Backwards Pass Gradient Calculation for Part of a Layer

flarelink · June 26, 2019, 10:35pm

Hello all,

I’m currently met with a problem that I’m unsure of how to perform. In the backwards pass for PyTorch, the gradients are calculated to update the weights of each layer.

However, let’s say I take a layer and set part of the weights to a fixed-random value, by setting requires_grad = False, while leaving the rest of a layer to be trained, by leaving requires_grad = True, I can see that the values of the random weights aren’t changed throughout training and the trained weights are. Let’s call this network A. Similarly, if I had the same network with the same random seed but all weights are set to requires_grad = True, I would have all the weights tuned. Let’s call this network B.

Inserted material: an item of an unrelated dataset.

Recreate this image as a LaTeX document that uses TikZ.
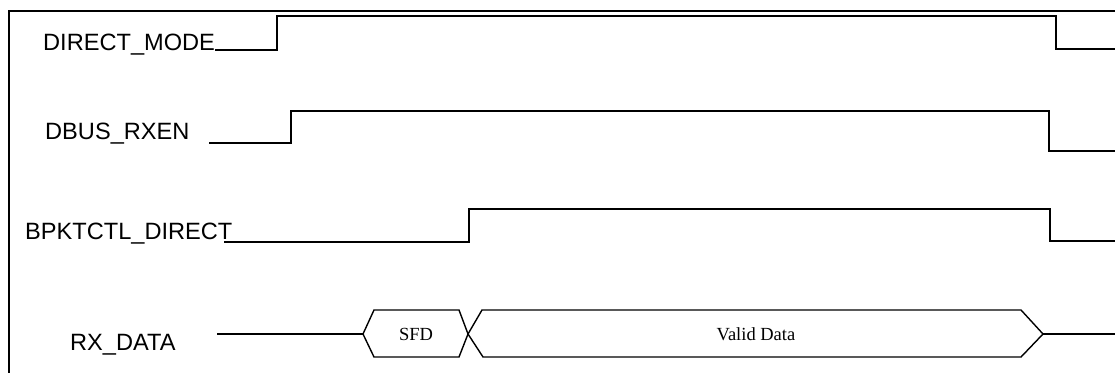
\documentclass[tikz,border=0pt]{standalone}
\usepackage{fontspec}
\setmainfont{Liberation Serif}
\setsansfont{Liberation Sans}
\tikzset{
  sig/.style={line width=1.4pt, line join=miter},
  lbl/.style={anchor=base west, inner sep=0pt, font=\sffamily\fontsize{23.6}{23.6}\selectfont},
  dlbl/.style={anchor=base, inner sep=0pt, font=\rmfamily\fontsize{18.5}{18.5}\selectfont}
}
\begin{document}
\begin{tikzpicture}[x=1pt,y=-1pt]
		\useasboundingbox (0,0) rectangle (1115,372);
		\clip (0,0) rectangle (1115,372);
		\draw[line width=2.5pt] (9,400) -- (9,11) -- (1130,11);% frame
		
		% DIRECT_MODE
		\node[lbl] (dm) at (43,50) {DIRECT\_MODE};
		\coordinate (dmA) at (277,50);%rise
		\coordinate (dmB) at (1056,16);%fall
		\coordinate (dmE) at (1115,49);
		\draw[sig] (dm.base east) -- (dmA) |- (dmB) |- (dmE);
		
		% DBUS_RXEN
		\node[lbl] (rx) at (45,139) {DBUS\_RXEN};
		\coordinate (rxS) at (209,143);
		\coordinate (rxA) at (291,143);%rise
		\coordinate (rxB) at (1049,111);%fall
		\coordinate (rxE) at (1115,151);
		\draw[sig] (rxS) -- (rxA) |- (rxB) |- (rxE);
		
		% BPKTCTL_DIRECT
		\node[lbl] (bp) at (25,239) {BPKTCTL\_DIRECT};
		\coordinate (bpS) at (224,242);
		\coordinate (bpA) at (469,242);%rise
		\coordinate (bpB) at (1050,209);%fall
		\coordinate (bpE) at (1115,241);
		\draw[sig] (bpS) -- (bpA) |- (bpB) |- (bpE);
		
		% RX_DATA
		\node[lbl] (rd) at (70,350) {RX\_DATA};
		\coordinate (rdS) at (217,334);
		\coordinate (sfdL) at (363,334);
		\coordinate (cross) at (468,334);
		\coordinate (valR) at (1043,334);
		\coordinate (rdE) at (1115,334);
		\draw[sig] (rdS) -- (sfdL);
		\draw[sig] (sfdL) -- (374,310) -- (459,310) -- (cross) -- (459,357) -- (374,357) -- cycle;
		\draw[sig] (cross) -- (482,310) -- (1021,310) -- (valR) -- (1021,357) -- (483,357) -- cycle;
		\draw[sig] (valR) -- (rdE);
		\node[dlbl] (sfd) at (416,340) {SFD};
		\node[dlbl] (val) at (756,340) {Valid Data};
\end{tikzpicture}
\end{document}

I’ve confirmed that in both networks A and B the trained weights would be equivalent. This would mean that the network is looking at all of the weights to update its gradients and then the values of the trained weights.
What I would like to do is have the trained weights only calculate the gradients relative to the weights that have requires_grad=True and have it ignore all the requires_grad=False weight so they don’t influence the gradient calculation. Is there a method to do this in PyTorch?

Please let me know if I can help to clarify what I would like to have done. It’s a little confusing, but in short I want to leave a part of a network set to random weights to still extract features while only having the trained weights perform calculations with respect to only the trained weights, not all weights which would include random and trained.